Und die Katze, meine Damen und Herren, die Katze ist der wahre Star. Die Katze hat mehr Mimik als der Hauptdarsteller, die Katze hat ein weitaus interessanteres Schicksal als die Hauptfigur. Ja, okay, Llewyn hat auch ein Schicksal. Er hat schon wieder eine Frau geschwängert, von der man absolut nichts mehr weiß und auch nicht gesagt wird, was dann eigentlich mit der Schwangerschaft passiert. Und so wie Llewyn reagiert, ist dem Zuschauer das am Ende auch nicht wirklich wichtig.
Llewyn ist kein Sympathieträger. Und während des Films möchte man ihn auch mehrmals schütteln und hoffen, dass er mal sein Leben auf die Reihe kriegt. Da das Schütteln aber nicht geht, bleibt nur ein enttäuschtes Seufzen.
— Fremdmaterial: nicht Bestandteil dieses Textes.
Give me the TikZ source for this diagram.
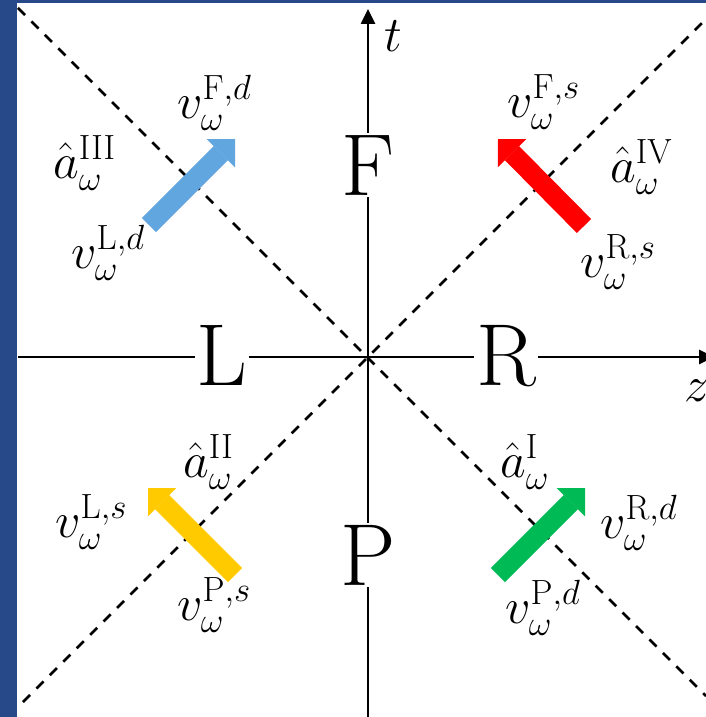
\RequirePackage{fix-cm}
\documentclass[tikz,border=0pt]{standalone}
\usetikzlibrary{arrows.meta}
\definecolor{frameblue}{HTML}{27498A}
\definecolor{arrblue}{HTML}{62A6E0}
\definecolor{arrred}{HTML}{FF0000}
\definecolor{arryellow}{HTML}{FFCA00}
\definecolor{arrgreen}{HTML}{00BA55}
\begin{document}
\begin{tikzpicture}[x=1pt,y=-1pt,
  axis/.style={line width=2.6pt,-{Triangle[length=15pt,width=14pt]}},
  diag/.style={line width=2.6pt,dash pattern=on 10pt off 9pt},
  region/.style={fill=white,inner sep=2pt,anchor=base,font=\fontsize{88}{90}\selectfont},
  lab/.style={inner sep=0pt,anchor=base west,font=\fontsize{50}{60}\selectfont},
  blockarrow/.style={line width=20pt,-{Triangle[length=20pt,width=40pt,line width=0pt]}}]
\useasboundingbox (0,0) rectangle (706,717);
\clip (0,0) rectangle (706,717);
\fill[white] (0,0) rectangle (706,717);
\fill[frameblue] (0,0) rectangle (17,717);
\fill[frameblue] (0,0) rectangle (706,3);
% coordinates
\coordinate (O) at (368,357);
\coordinate (zS) at (18,357);
\coordinate (zE) at (714,357);
\coordinate (tS) at (368,717);
\coordinate (tE) at (368,9);
\coordinate (d1a) at (18,8);
\coordinate (d1b) at (706,696);
\coordinate (d2a) at (23,702);
\coordinate (d2b) at (702,23);
% light-cone lines
\draw[diag] (d1a) -- (d1b);
\draw[diag] (d2a) -- (d2b);
% axes
\draw[axis] (zS) -- (zE);
\draw[axis] (tS) -- (tE);
% region letters
\node[region] (F) at (368,195) {F};
\node[region] (P) at (368,585) {P};
\node[region] (L) at (222,385) {L};
\node[region] (R) at (506,385) {R};
% block arrows
\coordinate (bT) at (149,225); \coordinate (bH) at (235,139);
\coordinate (rT) at (584,226); \coordinate (rH) at (498,139);
\coordinate (yT) at (235,575); \coordinate (yH) at (148,488);
\coordinate (gT) at (498,575); \coordinate (gH) at (585,488);
\draw[blockarrow,arrblue] (bT) -- (bH);
\draw[blockarrow,arrred] (rT) -- (rH);
\draw[blockarrow,arryellow] (yT) -- (yH);
\draw[blockarrow,arrgreen] (gT) -- (gH);
% axis labels
\node[lab] (t) at (384,52) {$t$};
\node[lab] (z) at (684,401) {$z$};
% mode labels
\node[lab] (vFd) at (177,118) {$v_\omega^{\mathrm{F},d}$};
\node[lab] (a3) at (53,178) {$\hat a_\omega^{\mathrm{III}}$};
\node[lab] (vLd) at (71,268) {$v_\omega^{\mathrm{L},d}$};
\node[lab] (vFs) at (507,117) {$v_\omega^{\mathrm{F},s}$};
\node[lab] (a4) at (610,182) {$\hat a_\omega^{\mathrm{IV}}$};
\node[lab] (vRs) at (580,277) {$v_\omega^{\mathrm{R},s}$};
\node[lab] (vLs) at (55,537) {$v_\omega^{\mathrm{L},s}$};
\node[lab] (a2) at (183,477) {$\hat a_\omega^{\mathrm{II}}$};
\node[lab] (vPs) at (177,620) {$v_\omega^{\mathrm{P},s}$};
\node[lab] (a1) at (500,477) {$\hat a_\omega^{\mathrm{I}}$};
\node[lab] (vRd) at (600,538) {$v_\omega^{\mathrm{R},d}$};
\node[lab] (vPd) at (505,623) {$v_\omega^{\mathrm{P},d}$};
\end{tikzpicture}
\end{document}
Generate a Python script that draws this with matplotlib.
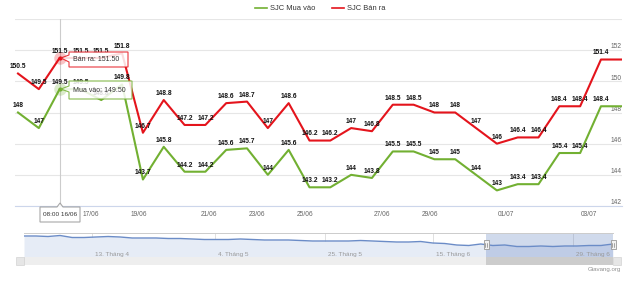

Dann kommt die Katze namens Ulysses wieder ins Bild und man ist besänftigt.

Nicht alles ist schlecht an diesem Film. Die musikalischen Einlagen erinnern an »Walk the Line«, die Sänger sind durchweg gut, die Lieder vielleicht ein wenig zu lang. Auch die Schauspieler sind gut. Carey Mulligan wirkt richtig erwachsen, wenn sie böse guckt und fiese Worte durch die Gegend spuckt. Justin Timberlake, nur kurz zu sehen, wirkt ein bisschen high und niedlich, aber John Goodman reißt dann alles raus. Mein heimlicher Favorit ist trotzdem die Katze.

Wenn man am Ende des Films wieder am Anfang des Films ist und die kurze Verwirrtheit umgangen hat, dann läuft auch schon der Abspann und man fragt sich: Hä? Plot? Aber wie schon erwähnt, ist da keiner, soll da auch keiner sein. Die Coen Brüder blicken »Inside Llewyn Davis« - quasi eine kleine Reise lang in den Alltag eines Musiker-Verlierers ohne wahre Freunde. Nicht mehr, nicht weniger.